(What this task involves):
Leaving out every picture, retype the lines below from the top through the one that contains "plt.rcParams['mathtext.rm'] = 'Roboto'".

....................

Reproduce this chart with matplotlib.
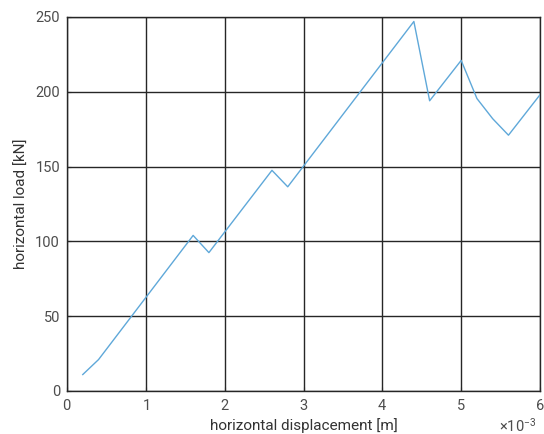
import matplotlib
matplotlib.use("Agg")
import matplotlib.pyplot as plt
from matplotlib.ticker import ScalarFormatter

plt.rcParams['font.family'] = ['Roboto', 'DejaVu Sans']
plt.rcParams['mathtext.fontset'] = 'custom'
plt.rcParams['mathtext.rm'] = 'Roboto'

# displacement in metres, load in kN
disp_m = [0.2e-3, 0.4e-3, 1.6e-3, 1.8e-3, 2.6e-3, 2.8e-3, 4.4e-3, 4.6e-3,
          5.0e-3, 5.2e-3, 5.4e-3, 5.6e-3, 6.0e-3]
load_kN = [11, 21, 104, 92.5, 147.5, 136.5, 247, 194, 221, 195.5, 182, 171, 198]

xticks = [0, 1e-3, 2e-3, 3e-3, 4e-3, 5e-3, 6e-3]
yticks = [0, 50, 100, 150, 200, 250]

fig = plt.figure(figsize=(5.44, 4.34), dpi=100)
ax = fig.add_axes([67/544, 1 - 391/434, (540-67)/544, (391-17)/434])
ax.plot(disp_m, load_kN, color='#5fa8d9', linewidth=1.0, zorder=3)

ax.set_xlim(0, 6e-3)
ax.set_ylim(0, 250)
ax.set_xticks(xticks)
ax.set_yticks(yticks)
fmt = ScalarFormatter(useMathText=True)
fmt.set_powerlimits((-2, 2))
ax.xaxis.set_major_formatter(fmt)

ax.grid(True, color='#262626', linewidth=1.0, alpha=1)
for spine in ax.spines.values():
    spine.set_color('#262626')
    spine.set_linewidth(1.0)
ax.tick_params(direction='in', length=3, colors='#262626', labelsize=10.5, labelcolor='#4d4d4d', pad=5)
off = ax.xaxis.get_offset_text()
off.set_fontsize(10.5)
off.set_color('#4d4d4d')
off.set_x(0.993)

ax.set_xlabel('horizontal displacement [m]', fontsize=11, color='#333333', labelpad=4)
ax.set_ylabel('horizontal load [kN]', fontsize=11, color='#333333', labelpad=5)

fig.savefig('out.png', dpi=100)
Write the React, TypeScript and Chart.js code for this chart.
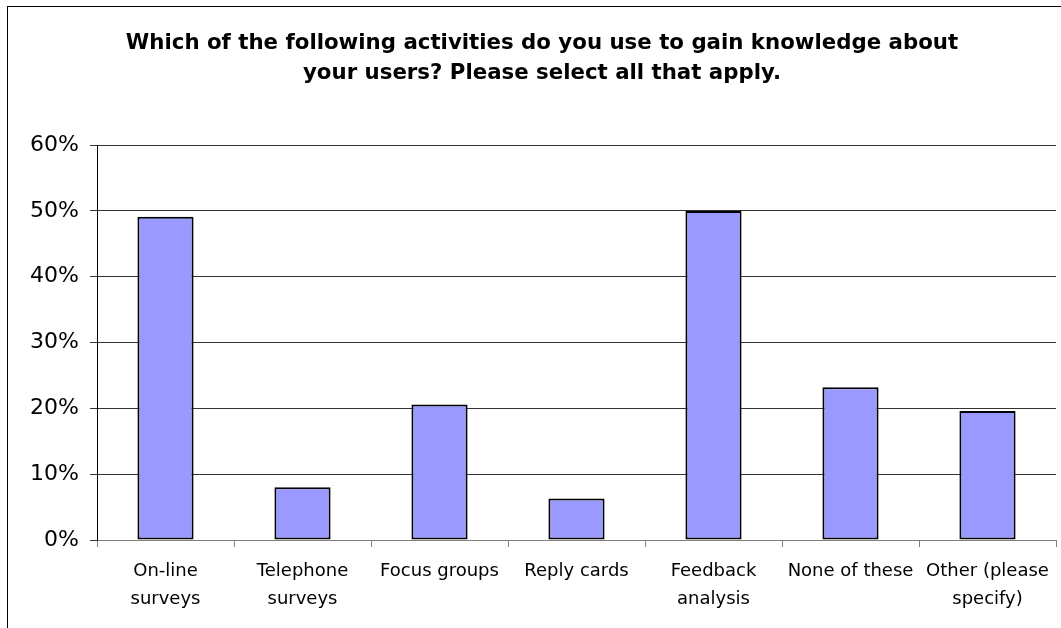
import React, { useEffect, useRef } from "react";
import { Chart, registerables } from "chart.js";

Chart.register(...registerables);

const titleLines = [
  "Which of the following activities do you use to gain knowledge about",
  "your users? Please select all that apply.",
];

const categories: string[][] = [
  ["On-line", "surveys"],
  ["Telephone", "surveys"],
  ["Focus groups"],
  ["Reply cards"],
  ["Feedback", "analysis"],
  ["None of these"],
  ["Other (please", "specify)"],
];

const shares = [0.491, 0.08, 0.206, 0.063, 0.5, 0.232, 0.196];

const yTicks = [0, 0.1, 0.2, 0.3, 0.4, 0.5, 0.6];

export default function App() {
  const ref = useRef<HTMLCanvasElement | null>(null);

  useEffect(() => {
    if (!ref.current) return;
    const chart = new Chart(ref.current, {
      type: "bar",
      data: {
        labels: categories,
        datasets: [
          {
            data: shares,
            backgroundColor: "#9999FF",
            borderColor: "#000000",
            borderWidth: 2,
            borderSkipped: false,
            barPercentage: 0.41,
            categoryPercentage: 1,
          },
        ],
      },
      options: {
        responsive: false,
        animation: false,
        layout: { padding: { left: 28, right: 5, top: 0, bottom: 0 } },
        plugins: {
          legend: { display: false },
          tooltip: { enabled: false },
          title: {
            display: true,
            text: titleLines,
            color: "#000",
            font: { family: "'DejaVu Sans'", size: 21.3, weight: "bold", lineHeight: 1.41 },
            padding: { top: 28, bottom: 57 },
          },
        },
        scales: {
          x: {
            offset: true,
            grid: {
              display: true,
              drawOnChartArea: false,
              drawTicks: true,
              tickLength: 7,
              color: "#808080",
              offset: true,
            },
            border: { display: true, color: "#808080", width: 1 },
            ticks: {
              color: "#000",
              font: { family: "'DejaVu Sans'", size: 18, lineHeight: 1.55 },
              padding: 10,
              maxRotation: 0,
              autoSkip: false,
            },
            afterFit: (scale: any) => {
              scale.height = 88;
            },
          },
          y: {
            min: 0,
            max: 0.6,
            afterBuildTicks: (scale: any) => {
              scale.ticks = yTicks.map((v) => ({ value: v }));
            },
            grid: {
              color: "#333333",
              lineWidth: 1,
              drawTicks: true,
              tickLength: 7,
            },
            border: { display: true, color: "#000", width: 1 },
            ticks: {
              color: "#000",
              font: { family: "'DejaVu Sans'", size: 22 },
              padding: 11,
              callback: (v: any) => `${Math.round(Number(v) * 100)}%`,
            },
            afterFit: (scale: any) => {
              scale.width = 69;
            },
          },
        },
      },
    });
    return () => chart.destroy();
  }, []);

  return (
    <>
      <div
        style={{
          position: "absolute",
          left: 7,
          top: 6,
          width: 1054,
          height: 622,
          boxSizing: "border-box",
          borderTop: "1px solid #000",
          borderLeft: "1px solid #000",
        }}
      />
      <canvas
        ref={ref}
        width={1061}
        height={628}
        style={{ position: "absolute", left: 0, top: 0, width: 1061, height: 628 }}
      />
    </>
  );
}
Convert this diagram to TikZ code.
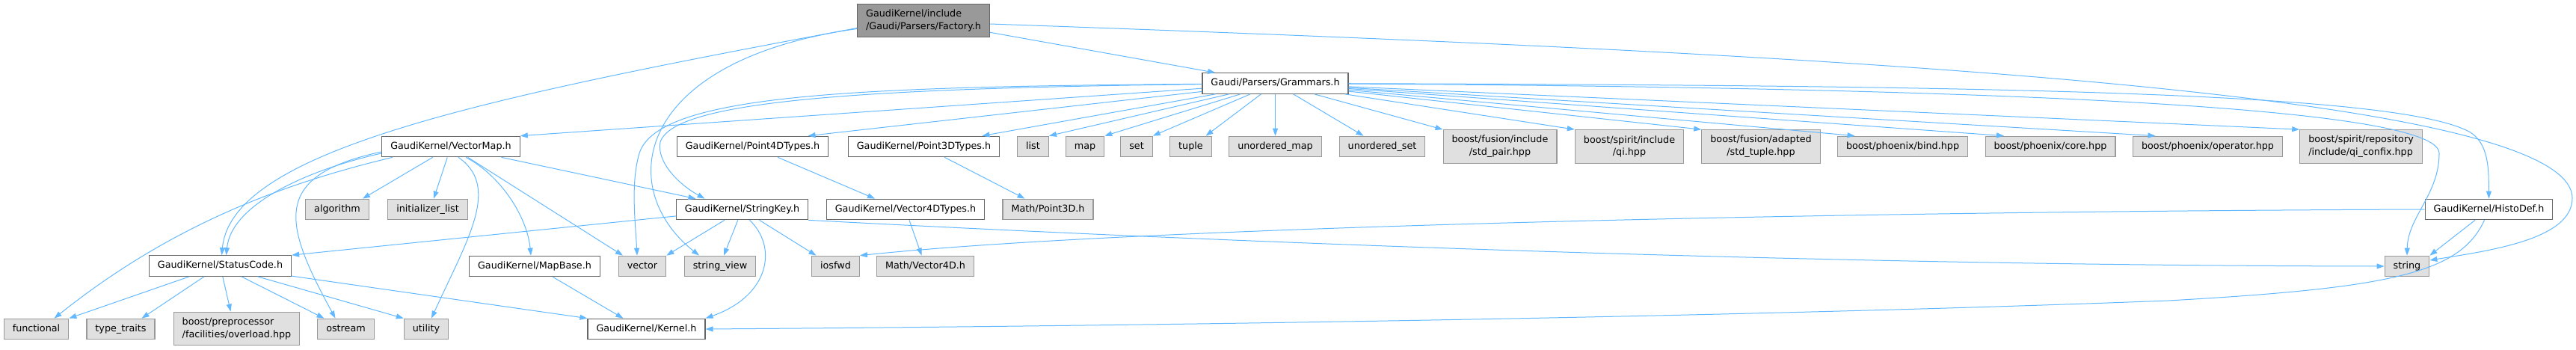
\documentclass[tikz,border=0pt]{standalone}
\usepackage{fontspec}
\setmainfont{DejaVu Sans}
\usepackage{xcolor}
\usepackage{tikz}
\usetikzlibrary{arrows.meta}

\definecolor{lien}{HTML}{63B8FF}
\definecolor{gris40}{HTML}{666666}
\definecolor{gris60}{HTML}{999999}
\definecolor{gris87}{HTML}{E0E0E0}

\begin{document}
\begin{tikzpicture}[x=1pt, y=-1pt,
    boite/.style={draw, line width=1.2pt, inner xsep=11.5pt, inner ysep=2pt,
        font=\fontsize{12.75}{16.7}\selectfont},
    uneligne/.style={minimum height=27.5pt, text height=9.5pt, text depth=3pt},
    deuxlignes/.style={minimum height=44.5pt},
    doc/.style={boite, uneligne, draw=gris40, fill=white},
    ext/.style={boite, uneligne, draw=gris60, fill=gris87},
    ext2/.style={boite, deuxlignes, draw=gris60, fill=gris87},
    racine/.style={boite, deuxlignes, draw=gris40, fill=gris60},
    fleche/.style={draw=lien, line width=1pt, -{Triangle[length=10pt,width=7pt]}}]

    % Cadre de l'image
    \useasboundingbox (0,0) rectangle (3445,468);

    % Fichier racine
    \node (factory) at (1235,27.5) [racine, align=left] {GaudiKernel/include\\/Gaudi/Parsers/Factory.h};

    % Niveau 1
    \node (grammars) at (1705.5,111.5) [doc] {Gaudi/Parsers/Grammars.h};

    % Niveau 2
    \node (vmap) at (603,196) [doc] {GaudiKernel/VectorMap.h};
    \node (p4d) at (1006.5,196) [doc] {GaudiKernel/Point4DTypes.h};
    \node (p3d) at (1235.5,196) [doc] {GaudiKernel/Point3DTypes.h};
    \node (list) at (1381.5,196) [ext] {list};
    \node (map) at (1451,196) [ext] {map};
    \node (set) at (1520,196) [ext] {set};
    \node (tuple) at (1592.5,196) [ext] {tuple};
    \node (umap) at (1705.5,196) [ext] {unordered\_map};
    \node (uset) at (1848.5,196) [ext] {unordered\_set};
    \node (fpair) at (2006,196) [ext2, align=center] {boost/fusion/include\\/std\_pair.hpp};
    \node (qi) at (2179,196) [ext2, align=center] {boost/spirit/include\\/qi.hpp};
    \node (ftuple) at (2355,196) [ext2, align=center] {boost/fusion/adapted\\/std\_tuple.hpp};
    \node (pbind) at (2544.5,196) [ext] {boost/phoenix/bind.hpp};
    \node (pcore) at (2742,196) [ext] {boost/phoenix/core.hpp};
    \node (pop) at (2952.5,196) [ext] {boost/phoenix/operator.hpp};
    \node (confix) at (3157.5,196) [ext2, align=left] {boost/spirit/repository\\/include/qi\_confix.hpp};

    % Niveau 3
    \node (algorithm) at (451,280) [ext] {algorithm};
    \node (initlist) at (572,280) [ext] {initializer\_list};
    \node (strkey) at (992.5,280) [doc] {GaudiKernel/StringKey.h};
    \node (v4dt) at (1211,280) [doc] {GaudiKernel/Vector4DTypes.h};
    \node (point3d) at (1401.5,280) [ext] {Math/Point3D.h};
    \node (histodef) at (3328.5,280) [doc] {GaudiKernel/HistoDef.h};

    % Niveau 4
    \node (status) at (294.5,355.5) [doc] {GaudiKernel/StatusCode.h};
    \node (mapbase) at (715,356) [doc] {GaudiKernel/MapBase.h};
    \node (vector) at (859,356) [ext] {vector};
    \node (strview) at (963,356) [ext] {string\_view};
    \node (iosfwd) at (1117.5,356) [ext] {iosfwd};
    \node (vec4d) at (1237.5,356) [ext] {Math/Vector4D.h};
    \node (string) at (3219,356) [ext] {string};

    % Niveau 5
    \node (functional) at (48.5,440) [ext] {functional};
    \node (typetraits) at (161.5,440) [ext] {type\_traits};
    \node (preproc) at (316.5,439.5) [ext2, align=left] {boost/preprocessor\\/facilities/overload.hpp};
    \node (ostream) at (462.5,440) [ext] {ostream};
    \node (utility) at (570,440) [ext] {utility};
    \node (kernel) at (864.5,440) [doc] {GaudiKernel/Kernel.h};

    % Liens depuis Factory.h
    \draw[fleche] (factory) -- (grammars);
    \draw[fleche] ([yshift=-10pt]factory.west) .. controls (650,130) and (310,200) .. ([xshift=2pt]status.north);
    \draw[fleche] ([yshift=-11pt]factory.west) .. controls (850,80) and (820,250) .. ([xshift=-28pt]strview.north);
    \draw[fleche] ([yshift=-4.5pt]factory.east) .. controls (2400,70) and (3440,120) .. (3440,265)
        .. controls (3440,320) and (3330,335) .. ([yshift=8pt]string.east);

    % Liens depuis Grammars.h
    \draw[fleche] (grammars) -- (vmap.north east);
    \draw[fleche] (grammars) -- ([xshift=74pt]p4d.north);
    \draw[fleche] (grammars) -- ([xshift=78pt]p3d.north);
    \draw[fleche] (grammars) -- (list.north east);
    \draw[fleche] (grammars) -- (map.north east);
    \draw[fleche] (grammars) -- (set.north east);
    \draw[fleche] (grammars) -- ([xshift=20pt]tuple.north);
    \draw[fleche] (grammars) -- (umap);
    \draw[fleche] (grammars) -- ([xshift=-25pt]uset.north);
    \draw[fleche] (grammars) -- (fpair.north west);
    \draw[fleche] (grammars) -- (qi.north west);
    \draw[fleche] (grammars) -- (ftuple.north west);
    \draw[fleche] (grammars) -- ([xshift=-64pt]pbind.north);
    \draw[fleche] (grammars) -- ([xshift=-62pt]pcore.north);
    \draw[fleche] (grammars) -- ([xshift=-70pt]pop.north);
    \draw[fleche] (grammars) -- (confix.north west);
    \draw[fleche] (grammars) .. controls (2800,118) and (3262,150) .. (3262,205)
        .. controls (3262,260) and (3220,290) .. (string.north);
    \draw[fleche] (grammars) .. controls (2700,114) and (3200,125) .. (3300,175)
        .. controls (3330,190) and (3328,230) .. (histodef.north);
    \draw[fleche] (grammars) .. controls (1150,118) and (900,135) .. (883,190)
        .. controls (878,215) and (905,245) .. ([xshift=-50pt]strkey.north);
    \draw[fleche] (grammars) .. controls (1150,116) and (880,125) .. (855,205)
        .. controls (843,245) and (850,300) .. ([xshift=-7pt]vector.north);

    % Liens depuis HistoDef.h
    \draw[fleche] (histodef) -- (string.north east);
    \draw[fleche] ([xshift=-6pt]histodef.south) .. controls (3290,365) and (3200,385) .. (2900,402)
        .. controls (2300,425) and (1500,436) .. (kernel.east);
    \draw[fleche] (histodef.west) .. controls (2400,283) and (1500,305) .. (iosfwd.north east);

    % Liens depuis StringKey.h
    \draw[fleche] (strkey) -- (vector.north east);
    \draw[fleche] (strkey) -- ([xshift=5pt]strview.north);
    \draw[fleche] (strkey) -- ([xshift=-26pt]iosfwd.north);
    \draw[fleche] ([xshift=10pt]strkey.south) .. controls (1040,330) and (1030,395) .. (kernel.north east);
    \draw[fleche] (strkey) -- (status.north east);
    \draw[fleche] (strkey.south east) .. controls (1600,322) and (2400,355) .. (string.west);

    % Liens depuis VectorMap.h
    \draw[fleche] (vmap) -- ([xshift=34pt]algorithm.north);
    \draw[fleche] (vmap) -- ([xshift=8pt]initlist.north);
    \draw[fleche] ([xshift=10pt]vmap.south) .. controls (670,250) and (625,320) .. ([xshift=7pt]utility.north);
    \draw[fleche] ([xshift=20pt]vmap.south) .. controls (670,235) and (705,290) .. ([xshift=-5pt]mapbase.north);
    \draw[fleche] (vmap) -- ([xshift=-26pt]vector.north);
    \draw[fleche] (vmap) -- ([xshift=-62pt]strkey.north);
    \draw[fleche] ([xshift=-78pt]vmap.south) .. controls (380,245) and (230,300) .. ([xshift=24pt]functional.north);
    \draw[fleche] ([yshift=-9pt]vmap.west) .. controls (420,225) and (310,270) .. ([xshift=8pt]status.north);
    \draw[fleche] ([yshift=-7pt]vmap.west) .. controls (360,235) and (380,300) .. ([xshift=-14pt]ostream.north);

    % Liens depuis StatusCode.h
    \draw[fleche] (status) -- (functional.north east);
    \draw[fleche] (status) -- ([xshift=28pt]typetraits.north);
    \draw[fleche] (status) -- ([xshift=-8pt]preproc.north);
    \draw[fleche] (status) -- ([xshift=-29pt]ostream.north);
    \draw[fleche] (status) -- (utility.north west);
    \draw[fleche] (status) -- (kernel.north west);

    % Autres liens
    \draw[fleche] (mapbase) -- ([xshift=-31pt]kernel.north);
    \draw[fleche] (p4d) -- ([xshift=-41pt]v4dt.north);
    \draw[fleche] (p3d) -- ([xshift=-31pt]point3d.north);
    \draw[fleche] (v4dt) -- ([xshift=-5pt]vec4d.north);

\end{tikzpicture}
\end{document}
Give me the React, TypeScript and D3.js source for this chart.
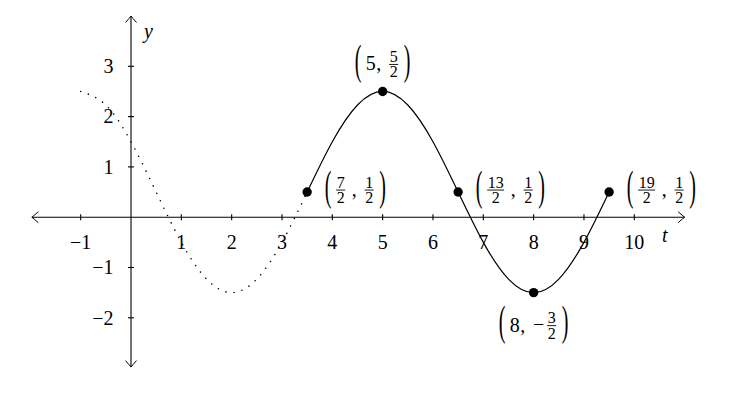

....................

(Exercise response):
Reproduce this chart with matplotlib.
import matplotlib
matplotlib.use("Agg")
import matplotlib.pyplot as plt
from matplotlib.ticker import ScalarFormatter

plt.rcParams['font.family'] = ['Roboto', 'DejaVu Sans']
plt.rcParams['mathtext.fontset'] = 'custom'
plt.rcParams['mathtext.rm'] = 'Roboto'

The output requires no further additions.